« Les Diables de Cardona » de Matthew Carr

Dans une Espagne divisée mais tenue serrée sous la contrainte de la Sainte Inquisition, des troubles apparaissent. Cette fois il ne s’agit pas de brigandage, ce qui importe peu, mais du crime d’un prêtre, en Aragon, région où la population a été convertie par la force et reste attachée à ses anciennes croyances morisques. Certes, c’était un porc, mais sa charge a été profanée aussi bien que son corps. Nous sommes en 1584, à la vieille d’un déplacement royal et la région doit être apaisée et sécurisée, et éviter la sédition. C’est la mission qui est confiée à Bernardo de Mendoza (1), ancien soldat, humaniste issu d’une famille juive, et magistrat à Valladolid. Son enquête, avec son scribe et ses quelques hommes d’armes, forme la trame des Diables de Cardona, polar historique très dense de Matthew Carr.

 

un polar cultivé

Comment enquêter, dans une région hostile, quand on représente l’ennemi et qu’il faut réussir coûte que coûte sans relier contre soi toute la population ? C’est toute l’habilité et la sagesse de Bernardo de Mendoza qui devra être employée pour y parvenir. Car outre le prêtre, il y a d’autres victimes : des religieuses violées, des bergers et des chrétiens assassinés… comme si ce déchaînement de violence et de barbarie était le pendant cathartique d’une souffrance vécue au quotidien par les adversaires de la foi chrétienne, et que seuls ces actes ignobles pouvaient expurger le mal. Et toute la région, bien qu’on devine qu’une bande seule est derrière ces exactions, avec un meneur charismatique et très motivé, protège ces diables qui sont comme son âme sombre et vengeresse… D’autant plus que les Seigneurs locaux ont un vrai grand pouvoir et une vraie grande liberté, et qu’il faudra ajouter la diplomatie pour parvenir à ses fins

Roman policier à l’intrigue très alambiquée et jouissive, fresque historique de grande tenue, un roman d’aventure (et de cape et d’épée, quasiment), Les Diables de Cardona est aussi une réflexion sur la condition humaine en un temps où les esprits, les corps et les âmes sont contrôlés par une seule voix, une seule foi, et qu’en somme la liberté n’existe pas.

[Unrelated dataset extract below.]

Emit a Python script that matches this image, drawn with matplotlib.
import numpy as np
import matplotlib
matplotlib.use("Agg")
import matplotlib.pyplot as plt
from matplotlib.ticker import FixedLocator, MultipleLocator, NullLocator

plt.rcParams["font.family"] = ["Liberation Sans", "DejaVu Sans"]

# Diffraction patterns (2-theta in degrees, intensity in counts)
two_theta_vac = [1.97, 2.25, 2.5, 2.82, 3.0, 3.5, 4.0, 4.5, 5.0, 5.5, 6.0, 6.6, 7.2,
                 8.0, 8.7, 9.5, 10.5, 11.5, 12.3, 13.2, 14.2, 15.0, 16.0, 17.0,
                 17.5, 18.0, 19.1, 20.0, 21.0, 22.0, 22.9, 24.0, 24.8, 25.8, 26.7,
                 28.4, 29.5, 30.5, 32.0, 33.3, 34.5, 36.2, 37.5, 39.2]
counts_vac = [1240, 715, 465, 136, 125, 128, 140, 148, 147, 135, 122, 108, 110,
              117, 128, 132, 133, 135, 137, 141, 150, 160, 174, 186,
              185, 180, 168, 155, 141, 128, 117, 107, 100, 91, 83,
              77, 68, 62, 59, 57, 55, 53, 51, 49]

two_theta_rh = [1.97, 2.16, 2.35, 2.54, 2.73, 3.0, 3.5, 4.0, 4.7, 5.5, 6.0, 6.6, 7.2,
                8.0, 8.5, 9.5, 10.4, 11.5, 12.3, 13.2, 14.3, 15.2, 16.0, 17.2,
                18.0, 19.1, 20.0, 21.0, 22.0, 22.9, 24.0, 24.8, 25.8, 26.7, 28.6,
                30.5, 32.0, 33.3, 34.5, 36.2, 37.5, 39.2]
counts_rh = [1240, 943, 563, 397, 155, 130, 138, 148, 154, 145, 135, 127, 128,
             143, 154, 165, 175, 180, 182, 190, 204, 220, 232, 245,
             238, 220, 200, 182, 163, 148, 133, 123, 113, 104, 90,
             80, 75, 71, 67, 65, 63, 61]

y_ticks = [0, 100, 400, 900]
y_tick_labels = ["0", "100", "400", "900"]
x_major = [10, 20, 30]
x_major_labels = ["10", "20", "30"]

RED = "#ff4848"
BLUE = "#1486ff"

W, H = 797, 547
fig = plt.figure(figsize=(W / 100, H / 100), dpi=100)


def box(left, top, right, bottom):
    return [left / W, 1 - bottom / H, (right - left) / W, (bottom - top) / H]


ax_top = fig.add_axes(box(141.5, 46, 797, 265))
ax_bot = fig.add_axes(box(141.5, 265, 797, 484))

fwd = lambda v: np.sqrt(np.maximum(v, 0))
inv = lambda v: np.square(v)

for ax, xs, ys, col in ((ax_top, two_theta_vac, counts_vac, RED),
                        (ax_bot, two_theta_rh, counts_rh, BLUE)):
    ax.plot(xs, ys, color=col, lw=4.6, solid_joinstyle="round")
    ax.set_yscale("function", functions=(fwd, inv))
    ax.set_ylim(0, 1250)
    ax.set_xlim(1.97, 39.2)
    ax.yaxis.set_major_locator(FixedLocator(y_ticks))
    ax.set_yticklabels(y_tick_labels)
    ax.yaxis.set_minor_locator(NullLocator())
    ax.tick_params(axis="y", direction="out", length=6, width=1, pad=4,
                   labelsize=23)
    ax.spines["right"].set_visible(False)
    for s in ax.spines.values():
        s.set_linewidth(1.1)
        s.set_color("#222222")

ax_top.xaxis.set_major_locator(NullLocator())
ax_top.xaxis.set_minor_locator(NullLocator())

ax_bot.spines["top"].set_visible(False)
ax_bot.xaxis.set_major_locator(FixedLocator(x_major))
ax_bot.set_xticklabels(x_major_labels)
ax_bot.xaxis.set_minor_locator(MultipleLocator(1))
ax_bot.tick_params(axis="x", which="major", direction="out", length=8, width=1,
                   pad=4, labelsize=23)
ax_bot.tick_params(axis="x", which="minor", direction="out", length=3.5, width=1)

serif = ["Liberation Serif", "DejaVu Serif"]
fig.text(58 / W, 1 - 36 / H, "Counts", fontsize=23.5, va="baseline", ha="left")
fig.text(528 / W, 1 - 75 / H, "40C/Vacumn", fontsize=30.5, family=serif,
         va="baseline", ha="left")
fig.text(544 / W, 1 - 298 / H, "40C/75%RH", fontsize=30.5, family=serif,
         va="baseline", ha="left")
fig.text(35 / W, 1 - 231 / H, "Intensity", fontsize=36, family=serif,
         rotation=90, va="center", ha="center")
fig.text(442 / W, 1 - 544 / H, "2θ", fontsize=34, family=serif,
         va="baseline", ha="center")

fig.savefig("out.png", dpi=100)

Il pose également une question plus essentielle, car c’est à Valladolid que règne les tartuffes couverts des beaux atours de la respectabilité mais assis bien à l’aise sur la puanteur du mal : le vice naît-il d’une apparente vertu ? De même, cette Espagne du XVIe siècle n’est-elle peinte dans ses travers que pour inciter le lecteur à regarder notre temps et à en apprécier les mœurs (droit des femmes, peine de mort, liberté sexuelle, etc.) comme pour nous inviter à les protéger d’autant plus contre une éventuelle nouvelle forme d’obscurantisme religieux ?

 

 

D’une écriture sobre et maîtrisée, qui tient le lecteur en équilibre parfait entre les avancées d’une enquête policière et les informations historiques qui permettent de bien comprendre toute la pesanteur d’une époque, Les Diables de Cardona est une petite merveille. Matthew Carr joue habilement sur la peur qui, de chaque côté, terrasse les hommes simples, dans cette période où la foi terrorisait ses adversaires (qu’ils soient avérés ou supposés peu importe) et où les monstres avaient les habits de la respectabilité.

 

Loïc Di Stefano

 

Matthew Carr, Les Diables de Cardona, traduit de l’anglais par Claro, Sonatine, avril 2018, 440 pages, 23 euros

 

(1) On lui trouvera forcément des faux-airs de Guillaume de Baskerville, le moine franciscain enquêteur du roman d’Umberto Eco, Le Nom de la Rose. Qu’ils soient tous les deux accompagnés de leur disciple accentue encore le rapprochement.